Rare diseases pose unique challenges to researchers and companies working towards treatments and cures due to their small patient populations and limited understanding of natural history data (e.g. patient-reported disease progression). This is not a one-off problem: there are 7,000 rare diseases that affect 30 million Americans, 20 million of whom are children. Less than five percent of rare diseases have an FDA-approved treatment.
By 2023, it’s projected that 65 percent of new drug launches will be specialty therapies, many indicated for rare diseases and cancer.
To combat the lack of data regarding rare disease progression, clinical researchers are increasingly turning to natural history studies to facilitate and shape clinical development pipelines. So what is a natural history study? The FDA defines them as “observational studies that collect information about the natural history of a disease in the absence of an intervention, from the disease’s onset until disease resolution or the individual’s death.”
Natural history studies collect participant reported outcome measurements and quality of life surveys from the target patient demographic.

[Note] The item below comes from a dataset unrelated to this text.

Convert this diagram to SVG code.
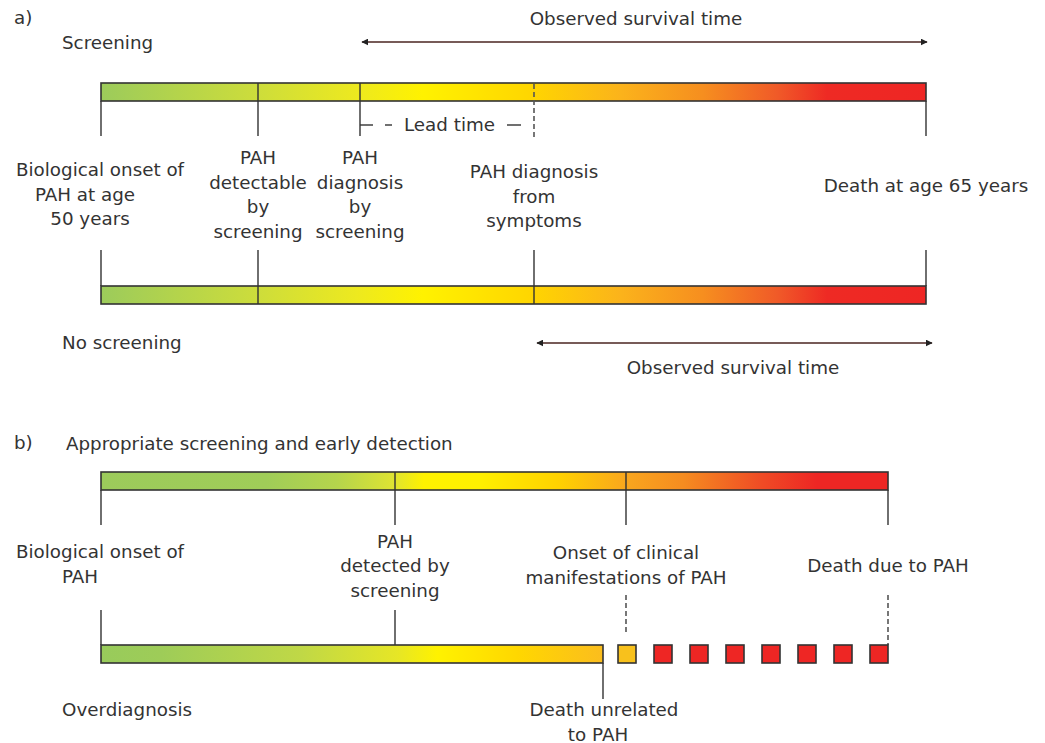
<svg xmlns="http://www.w3.org/2000/svg" width="1045" height="743" viewBox="0 0 1045 743">
<style>
text{font-family:"DejaVu Sans",sans-serif;font-size:18.3px;fill:#333}
.m{text-anchor:middle}
.bar{stroke:#333;stroke-width:1.6}
.tk{stroke:#333;stroke-width:1.4;fill:none}
.ds{stroke:#555;stroke-width:1.6;stroke-dasharray:5 3;fill:none}
.arr{stroke:#4a2420;stroke-width:1.6;fill:none;marker-start:url(#ah);marker-end:url(#ah)}
.sq{stroke:#333;stroke-width:1.6;fill:#ee2624}
</style>
<defs>
<marker id="ah" viewBox="0 0 10 10" refX="9" refY="5" markerWidth="7" markerHeight="7" orient="auto-start-reverse" markerUnits="userSpaceOnUse"><path d="M0,0 L10,5 L0,10 Z" fill="#222"/></marker>
<linearGradient id="g1" x1="0" y1="0" x2="1" y2="0">
<stop offset="0" stop-color="#9ccb5b"/>
<stop offset="0.19" stop-color="#cddd3b"/>
<stop offset="0.31" stop-color="#ede91f"/>
<stop offset="0.39" stop-color="#fff200"/>
<stop offset="0.52" stop-color="#ffd600"/>
<stop offset="0.63" stop-color="#fbb31b"/>
<stop offset="0.73" stop-color="#f68e1f"/>
<stop offset="0.82" stop-color="#f05a28"/>
<stop offset="0.88" stop-color="#ee2a24"/>
<stop offset="1" stop-color="#ee2624"/>
</linearGradient>
<linearGradient id="g3" x1="0" y1="0" x2="1" y2="0">
<stop offset="0" stop-color="#9ccb5b"/>
<stop offset="0.21" stop-color="#a0cd58"/>
<stop offset="0.3" stop-color="#b5d44c"/>
<stop offset="0.37" stop-color="#dde333"/>
<stop offset="0.41" stop-color="#fff200"/>
<stop offset="0.48" stop-color="#fff000"/>
<stop offset="0.58" stop-color="#ffd200"/>
<stop offset="0.67" stop-color="#f9a51e"/>
<stop offset="0.74" stop-color="#f58c20"/>
<stop offset="0.84" stop-color="#ef4b25"/>
<stop offset="0.91" stop-color="#ee2624"/>
<stop offset="1" stop-color="#ee2624"/>
</linearGradient>
<linearGradient id="g4" x1="0" y1="0" x2="1" y2="0">
<stop offset="0" stop-color="#98cb5b"/>
<stop offset="0.12" stop-color="#9ecc58"/>
<stop offset="0.4" stop-color="#c0d846"/>
<stop offset="0.59" stop-color="#e6e626"/>
<stop offset="0.67" stop-color="#fff200"/>
<stop offset="0.83" stop-color="#ffd700"/>
<stop offset="1" stop-color="#fbbd1e"/>
</linearGradient>
</defs>

<g id="labels">
<text x="14" y="24">a)</text>
<text x="62" y="49">Screening</text>
<text x="62" y="349">No screening</text>
<text x="14" y="449">b)</text>
<text x="66" y="450">Appropriate screening and early detection</text>
<text x="62" y="716">Overdiagnosis</text>
</g>

<g id="connectors">
<line class="arr" x1="362" y1="42" x2="927" y2="42"/>
<text class="m" x="636" y="25">Observed survival time</text>
<line class="arr" x1="537" y1="343" x2="932" y2="343"/>
<text class="m" x="733" y="374">Observed survival time</text>
</g>

<g id="bar-screening">
<rect class="bar" x="101" y="83" width="825" height="18" fill="url(#g1)"/>
<line class="tk" x1="258" y1="83" x2="258" y2="136"/>
<line class="tk" x1="360" y1="83" x2="360" y2="136"/>
<line class="tk" x1="101" y1="101" x2="101" y2="136"/>
<line class="tk" x1="926" y1="101" x2="926" y2="136"/>
<line class="ds" x1="534" y1="84" x2="534" y2="137"/>
<g id="lead-time">
<line class="tk" x1="360" y1="125" x2="373" y2="125"/>
<line class="tk" x1="385" y1="125" x2="392" y2="125"/>
<text x="404" y="131">Lead time</text>
<line class="tk" x1="507" y1="125" x2="521" y2="125"/>
</g>
</g>

<g id="node-onset-a">
<text class="m" x="100" y="176">Biological onset of</text>
<text class="m" x="85" y="200.5">PAH at age</text>
<text class="m" x="90" y="225">50 years</text>
</g>
<g id="node-detectable">
<text class="m" x="258" y="164">PAH</text>
<text class="m" x="258" y="188.5">detectable</text>
<text class="m" x="258" y="213">by</text>
<text class="m" x="258" y="237.5">screening</text>
</g>
<g id="node-diag-screen">
<text class="m" x="360" y="164">PAH</text>
<text class="m" x="360" y="188.5">diagnosis</text>
<text class="m" x="360" y="213">by</text>
<text class="m" x="360" y="237.5">screening</text>
</g>
<g id="node-diag-symptoms">
<text class="m" x="534" y="178">PAH diagnosis</text>
<text class="m" x="534" y="202.5">from</text>
<text class="m" x="534" y="227">symptoms</text>
</g>
<g id="node-death-a">
<text class="m" x="926" y="192">Death at age 65 years</text>
</g>

<g id="bar-noscreening">
<rect class="bar" x="101" y="286" width="825" height="18" fill="url(#g1)"/>
<line class="tk" x1="101" y1="250" x2="101" y2="286"/>
<line class="tk" x1="258" y1="250" x2="258" y2="304"/>
<line class="tk" x1="534" y1="250" x2="534" y2="304"/>
<line class="tk" x1="926" y1="250" x2="926" y2="286"/>
</g>

<g id="bar-early">
<rect class="bar" x="101" y="472" width="787" height="18" fill="url(#g3)"/>
<line class="tk" x1="395" y1="472" x2="395" y2="525"/>
<line class="tk" x1="626" y1="472" x2="626" y2="525"/>
<line class="tk" x1="101" y1="490" x2="101" y2="525"/>
<line class="tk" x1="888" y1="490" x2="888" y2="525"/>
</g>

<g id="node-onset-b">
<text class="m" x="100" y="558">Biological onset of</text>
<text x="62" y="583">PAH</text>
</g>
<g id="node-detected">
<text class="m" x="395" y="548">PAH</text>
<text class="m" x="395" y="572">detected by</text>
<text class="m" x="395" y="597">screening</text>
</g>
<g id="node-clinical">
<text class="m" x="626" y="559">Onset of clinical</text>
<text class="m" x="626" y="584">manifestations of PAH</text>
</g>
<g id="node-death-b">
<text class="m" x="888" y="572">Death due to PAH</text>
</g>

<g id="bar-overdiagnosis">
<line class="ds" x1="626" y1="595" x2="626" y2="632"/>
<line class="ds" x1="888" y1="595" x2="888" y2="645"/>
<line class="tk" x1="101" y1="610" x2="101" y2="645"/>
<line class="tk" x1="395" y1="610" x2="395" y2="663"/>
<rect class="bar" x="101" y="645" width="502" height="18" fill="url(#g4)"/>
<line class="tk" x1="603" y1="663" x2="603" y2="699"/>
<rect class="sq" x="618" y="645" width="18" height="18" style="fill:#f8c11c"/>
<rect class="sq" x="654" y="645" width="18" height="18"/>
<rect class="sq" x="690" y="645" width="18" height="18"/>
<rect class="sq" x="726" y="645" width="18" height="18"/>
<rect class="sq" x="762" y="645" width="18" height="18"/>
<rect class="sq" x="798" y="645" width="18" height="18"/>
<rect class="sq" x="834" y="645" width="18" height="18"/>
<rect class="sq" x="870" y="645" width="18" height="18"/>
</g>
<g id="node-unrelated">
<text class="m" x="604" y="716">Death unrelated</text>
<text class="m" x="598" y="741">to PAH</text>
</g>
</svg>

Once collected, researchers analyze the patient-reported data to ensure that study teams are focusing on the most relevant endpoints for future studies (ie., Zolgensma focused on an infant’s ability to sit without support). When successful, natural history studies can ensure better clinical planning, regulatory alignment, and participant recruitment for downstream interventional studies.

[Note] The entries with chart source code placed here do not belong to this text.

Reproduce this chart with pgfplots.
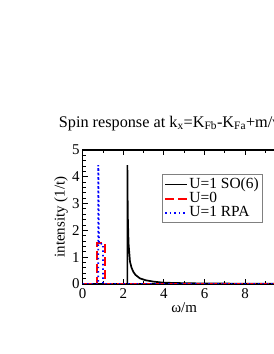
\documentclass[border=0pt]{standalone}
\usepackage{pgfplots}
\pgfplotsset{compat=1.18}
\usepackage{fontspec}
\setmainfont{Liberation Serif}
\begin{document}
\fontsize{15}{18}\selectfont
\begin{tikzpicture}[x=1bp,y=1bp]
\begin{axis}[
  at={(0,0)}, anchor=south west,
  scale only axis, width=203bp, height=134bp,
  xmin=0, xmax=10, ymin=0, ymax=5,
  xtick={0,2,4,6,8,10}, minor x tick num=1,
  ytick={0,1,2,3,4,5}, minor y tick num=4,
  tick align=inside, xtick pos=both, ytick pos=left,
  major tick length=5bp, minor tick length=3bp,
  axis line style={line width=1.2pt}, tick style={line width=1pt,black},
  /pgf/number format/assume math mode=true,
  ticklabel style={font=\fontsize{15}{18}\selectfont},
  xticklabel style={yshift=1bp},
  yticklabel style={xshift=2bp},
  xlabel={ω/m}, ylabel={intensity (1/t)},
  label style={font=\fontsize{15}{18}\selectfont},
  xlabel style={yshift=6bp}, ylabel style={yshift=-6bp},
  title={Spin response at k\textsubscript{x}=K\textsubscript{Fb}-K\textsubscript{Fa}+m/v\textsubscript{F}},
  title style={font=\fontsize{16.3}{18}\selectfont, at={(0,1)}, anchor=south west, xshift=-29bp, yshift=8bp},
  legend style={at={(0.39,0.82)}, anchor=north west, draw=gray, line width=0.7pt,
    font=\fontsize{15.5}{15.5}\selectfont, inner xsep=2pt, inner ysep=2pt, row sep=-1.5pt,
    nodes={inner sep=1.5pt}},
  legend cell align=left,
  legend image code/.code={\draw[#1] (0bp,0bp) -- (22bp,0bp);},
  clip=true,
]
\addplot[black, line width=1.7pt] coordinates {
 (0,0) (2.2,0) (2.2,4.44) (2.22,2.6) (2.26,1.5) (2.33,0.83) (2.4,0.62) (2.49,0.46) (2.6,0.34) (2.82,0.21) (3.1,0.14) (3.48,0.09) (3.96,0.05) (5,0.03) (6,0.02) (8,0.012) (10,0.01)};
\addlegendentry{U=1 SO(6)}
\addplot[red, line width=1.7pt, dash pattern=on 9pt off 4pt] coordinates {
 (0,0) (0.72,0) (0.72,1.53) (1.1,1.53) (1.1,0) (10,0)};
\addlegendentry{U=0}
\addplot[blue, line width=1.8pt, dash pattern=on 1.5pt off 3pt] coordinates {
 (0,0) (0.77,0) (0.77,4.44) (0.8,1.5) (1.0,1.5) (1.0,0) (10,0)};
\addlegendentry{U=1 RPA}
\end{axis}
\pgfresetboundingbox
\useasboundingbox (-82.7bp,-70bp) rectangle (191.3bp,284bp);
\end{tikzpicture}
\end{document}
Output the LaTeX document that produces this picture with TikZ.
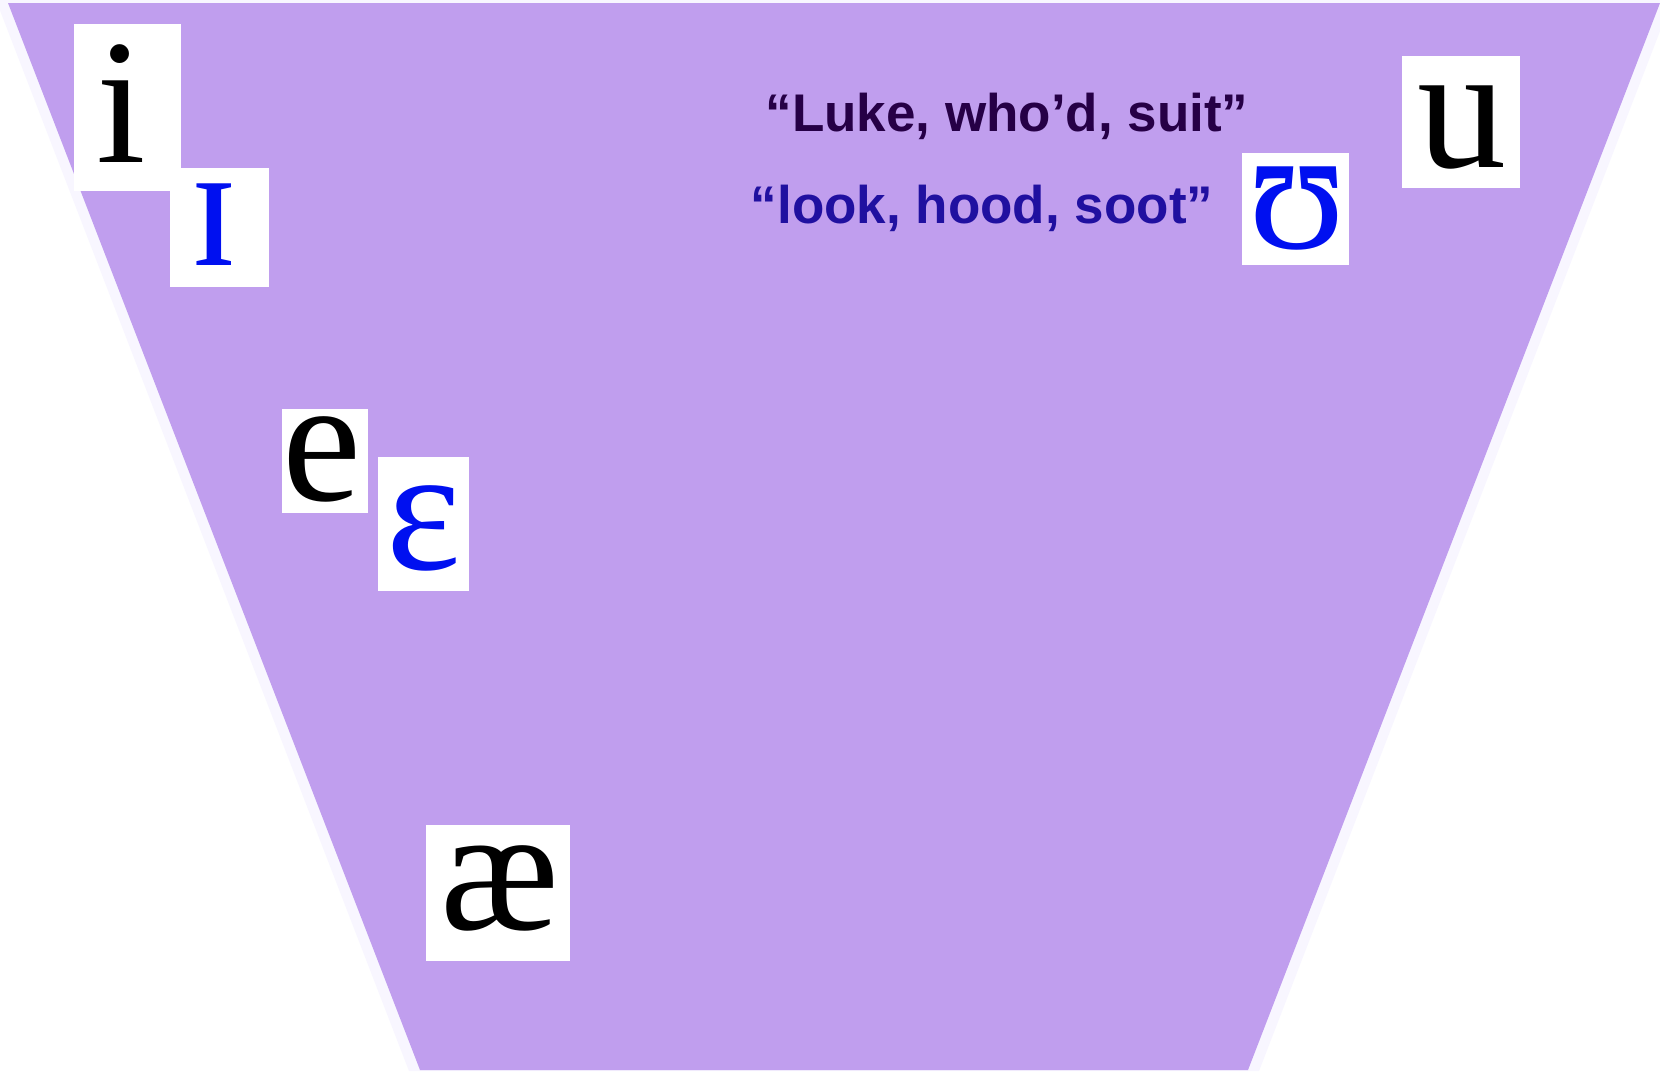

We are seeing leading study sponsors increase the volume of natural history studies they launch, given the following benefits:
Faster Downstream Recruitment: Pharmaceutical companies often partner with participant advocacy organizations to recruit patients for natural history studies. Conducting natural history studies allows sponsors to better understand participant needs, create better endpoints + endpoint measurement, which in turn leads to higher trust amongst the participants population and accelerates recruitment for downstream interventional studies.
Improved Insight to Efficacy: Rare disease drugs have very small patient populations. Understanding outcomes and quality of life of patients who are receiving the current standard of care is essential to ensuring that drug companies develop more effective drugs.
Faster Regulatory Approval (potentially): AstraZeneca made a prescient decision when conducting a natural history study for spinal muscular atrophy in 2019. They focused on measuring new, novel endpoints that had not been previously explored in the disease state. One of the endpoints they selected, sitting without support, enabled potentially faster regulatory approval. Zolgensma was approved by the FDA for spinal muscular atrophy in 2019. On the drug label for Zolgensma, the FDA explicitly describes the importance of the external comparator by stating, “comparison of the results of the ongoing clinical trial to available natural history data of participants with infantile-onset SMA provides primary evidence of the effectiveness of Zolgensma.”
What are some of the key factors that impact the success of natural history studies? Given their unique nature as being both non-interventional (unlike traditional Phase 1, 2, or 3 studies) and longitudinal in nature, participant engagement is paramount. Technology must play a role: these studies can take years to complete, and enrolled participants may not interact physically with study sites on a regular basis, so it’s critical that participants are able to consistently engage through low-friction, digital channels.
We know that traditional digital channels, like mobile applications or online portals, are ineffective at garnering the type of engagement required of natural history studies. Evidence shows that clinical trial participants who were asked to download an application for a clinical trial only used the app for an average of 4.1 days before discontinuing. Multi-step onboarding, complicated registration requirements, usernames and passwords, and push notification fatigue all contribute to higher-than-expected attrition. So how might manufacturers and researchers effectively engage participants?
There’s been a meaningful shift in how consumers engage with services in their lives: messaging-based interactions, conducted natively on phones, automated with Conversational AI is taking over an increasing number of service interactions. This technology has matured to the point that it can now be applied to clinical research. It tackles the friction issues that come with portals and apps head-on, as it uses natural language to facilitate interactions with patients. And, it can deliver a personalized, automated journey for every participant across the hundreds of interactions required in a natural history study.
Here’s how it might work in a natural history study focused on primary hyperoxaluria type 3, where children have reduced kidney function and produce kidney stones. A manufacturer could partner with a foundation like the National Kidney Foundation to identify 30-50 study patients. Once enrolled, the sponsor could gather participant reported outcomes measures ranging from abdominal pain, to kidney stone passage pain, to quality of life surveys about the anxiety burden associated with having primary hyperoxaluria type 3. Engaging participants around these outcomes multiple times per day over the course of a year would result in 50,000 touchpoints.
Engaging patients with conversational messaging can sustain fast, unobtrusive check-ins over the long term by eliminating the need for app downloads, usernames, and passwords. Conversational technology can drive meaningfully improved engagement (90%+ activation rates and 86%+ retention throughout long-term patient reported outcomes collection).
Better participant engagement in the natural history setting is a win-win for participants and sponsors. Executing the natural history study with conversational-based engagement can significantly accelerate research timelines: not only will the sponsor benefit from improved retention throughout the duration of the study, they will also be able to leverage the same engagement infrastructure to recruit, enroll, and execute downstream interventional studies in the disease state.